Celebrating Nationhood and Constitutionalism – by Farahnaz Ispahani

Originally Published at THE NEWS

The emergence of Pakistan as the homeland of South Asia’s Muslims, with their unique identity as a nation, was an unparalleled event in the twentieth century. The adoption of the Pakistan resolution at the All India Muslim League open session on 23rd March 1940 in Lahore gave our nation a clear direction. It was no coincidence that 23rd March was chosen in 1956 as the date when Pakistan’s first constitution came into effect and again as the day in 1973 when, after the trauma of two successive dictatorial misadventures, the country adopted a consensus constitution.

Quaid-i-Azam Muhammad Ali Jinnah envisaged a modern democratic state for South Asia’s Muslims. His entire life represented respect for rule of law, justice and fairness. Starting his political career as an ardent nationalist, he earned the title of “ambassador of Hindu-Muslim unity.” His advocacy of a separate Muslim homeland began only after he was convinced that the Muslim nation would not get fair representation and protection without the creation of Pakistan. The Quaid’s conception of Pakistan was clearly rooted in the notion of a constitutional democracy. It is unfortunate that Pakistan’s leadership was hijacked within a decade of its independence by the dark forces of dictatorship. Within two years of the adoption of the 1956 constitution, the constitutional order was overthrown and the country did not get its first general elections until 1970.

The refusal of an unelected elite to accept the result of the 1970 elections led to the break up of Quaid-i-Azam’s Pakistan. Shaheed Zulfikar Ali Bhutto lifted the spirits of the demoralized nation but also gave the country a consensus constitution. The 1973 constitution conformed to the vision of the Quaid drawing its inspiration from Islamic principles, guaranteeing equal rights for all the citizens and above all was thoroughly democratic in character. Shaheed Bhutto’s removal from power and eventual judicial murder plunged the country into darkness.

The two military dictators that followed each had a stint of power spanning a decade. Instead of recognising the sovereignty of the people and the supremacy of the constitution, General Ziaul Haq and General Pervez Musharraf played havoc with the constitution and our state institutions. General Musharraf’s assault on the constitution is fresh in the memory of the Pakistani nation. Shaheed Mohtarma Benazir Bhutto’s return to Pakistan in October 2007 and her courageous embrace of martyrdom gave the nation the strength to face down the Musharraf dictatorship and to ensure a peaceful return to democracy as a result of the February 2008 elections.
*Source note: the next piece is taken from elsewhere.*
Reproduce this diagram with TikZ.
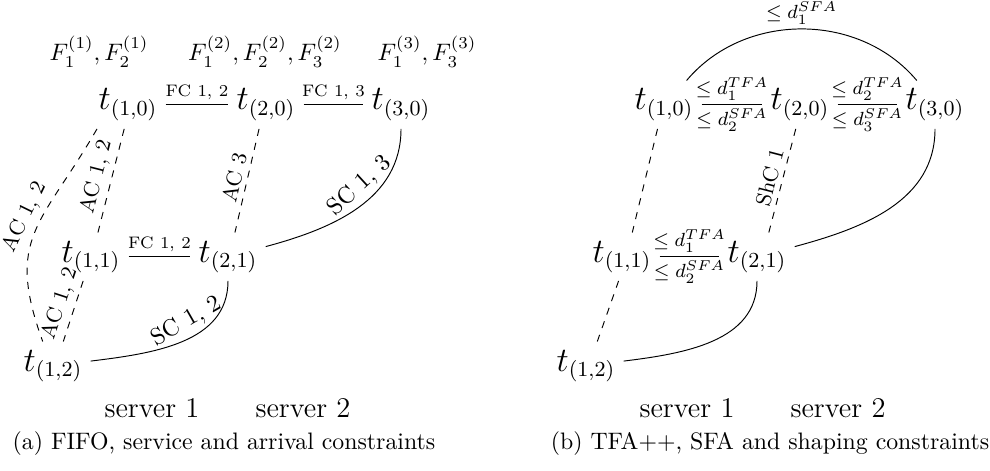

The process of restoration of democracy would not be complete without the restoration of the 1973 constitution. A nation’s constitution is by definition a living document that can be amended through the constitutionally mandated process, reflecting changes and needs of the times. But Generals Ziaul Haq and Musharraf arbitrarily amended a consensus document to reflect their twisted thinking that only usurpers of power occupying the presidency through coups d’etat could protect the national interest. When President Asif Ali Zardari sought and secured election as President, some critics wrongly and unjustifiably attributed to him the desire to wield absolute power under the dictators’ distorted constitutions. In reality, President Zardari’s election to the highest office in the land was essential to complete the country’s transition to full constitutional rule. Had the presidency remained in the hands of a dictator, instead of being held by someone who has willingly accepted suffering for the sake of the struggle for democracy, the process of recreating consensus on a constitutional package would almost definitely have run into difficulties.

The honour of removing constitutional aberrations and of restoring the 1973 constitution will has bestowed on the PPP government under the stewardship of President Zardari, with the participation of all major political forces in the country. President Zardari had planned to complete the transition to democracy and to return the country to the foundations of the 1973 constitution from his first day in office. During his address to the joint sitting of the parliament last year, he advised the Speaker of the National Assembly, Dr Fahmida Mirza, to immediately form a constitutional committee comprising representatives of all political forces in the parliament to look at not only doing away with the arbitrary amendments including the infamous 17th amendment inserted by the dictator but also to settle the question of provincial autonomy according to the wishes of the federating units. Had the presidency been in apolitical or establishment hands, as some had desired, the process might have once again been derailed.

Irrespective of what his detractors may like to say, the fact is that Zardari has ungrudgingly consented to forego the powers conferred on the President under the 17th amendment as was his original promise and intention. The constitutional committee is understood to have completed its job and the constitutional package will be in the parliament within this month. The significance of the month of March lies in the fact that this was the month when the Pakistan resolution was adopted in the year 1940 and it was during this month that Shaheed Bhutto choreographed the constitution in 1973. It will again be March when the constitution embodying the vision of Quaid-i-Azam and Quaid-e-Awam will be restored. This year on Pakistan day, we will be able to celebrate not only our nationhood but also our unwavering commitment to constitutionalism.

Farahnaz Ispahani is a Member of the National Assembly and media adviser to the PPP co-chairperson.